A few years ago, Natalie met Brian, a young Canadian who came to her country. Love blossomed. After two years, they married, and Natalie moved with Brian to his hometown, Calgary, Alberta. Brian reintegrated very quickly, but Natalie struggled as a newcomer to Canada. Although she got support from her parents, coping with Calgary’s extreme winter and her inability to find work was difficult. Natalie’s parents suggested the couple purchase a house in Canada, for both emotional and economic reasons. They hoped that once Natalie had a house in Canada, she would feel more at home.

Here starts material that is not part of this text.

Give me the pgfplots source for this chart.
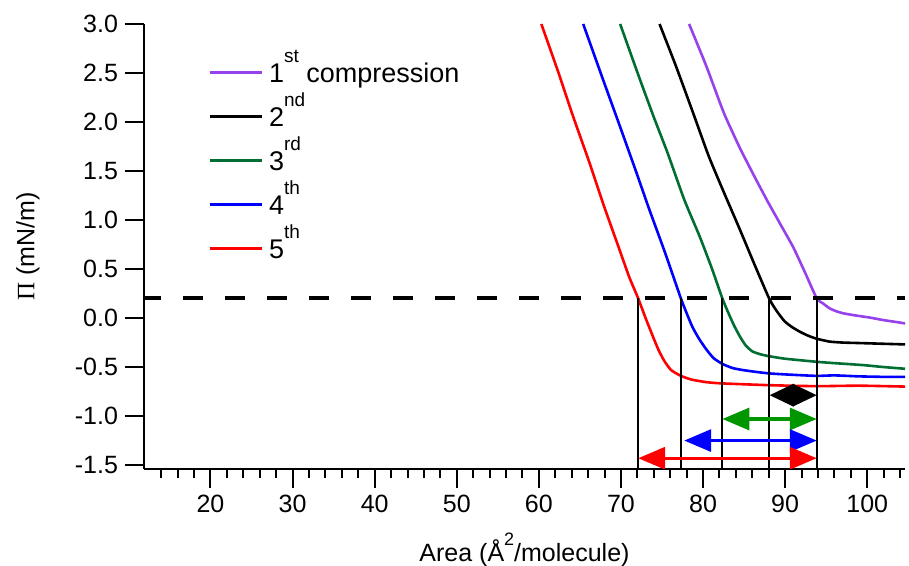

Since the young couple had only a modest savings account, Natalie’s parents offered to give them $75,000 as a gift; a gift is recognized by Canadian banks as a legitimate source for a down payment.

Based on a request from the bank, Natalie’s parents wrote a gift letter, stating that the money was a gift to the young couple for the purpose of purchasing a house. Brian and Natalie purchased a beautiful house in the suburbs. Natalie was pregnant, and things were looking up for the young couple. But after she gave birth to their son Daniel, Natalie still felt foreign and alienated; her struggle was made worse by postpartum. The couple’s marriage began to fall apart. Eventually, they decided to separate. They signed a separation agreement, and Natalie went with Daniel back to her home country, while Brian stayed in Calgary. They put the house on the market, and it seemed that all that remained was to split the proceeds from the sale of the house.

Natalie had planned to go back home and begin a new life with the $75,000 that her parents had gifted towards the house in Calgary. This, however, wasn’t to be. Natalie and her parents were shocked to learn that Canadian law entitled Brain to half of everything they shared, including the $75,000. Natalie and her parents appealed, but lost. To the surprise of Natalie and her parents, the court ruled against them on the basis of the gift letter. The court ruled that, because the gift letter showed that the gift was to them both as a couple, Brian was entitled to half of the $75,000. If, on the other hand, the gift letter had indicated that it was a gift only to Natalie, she would have been entitled to the full $75,000. Natalie returned to her country with her son, her memories and one hard-learned lesson about Canadian mortgages.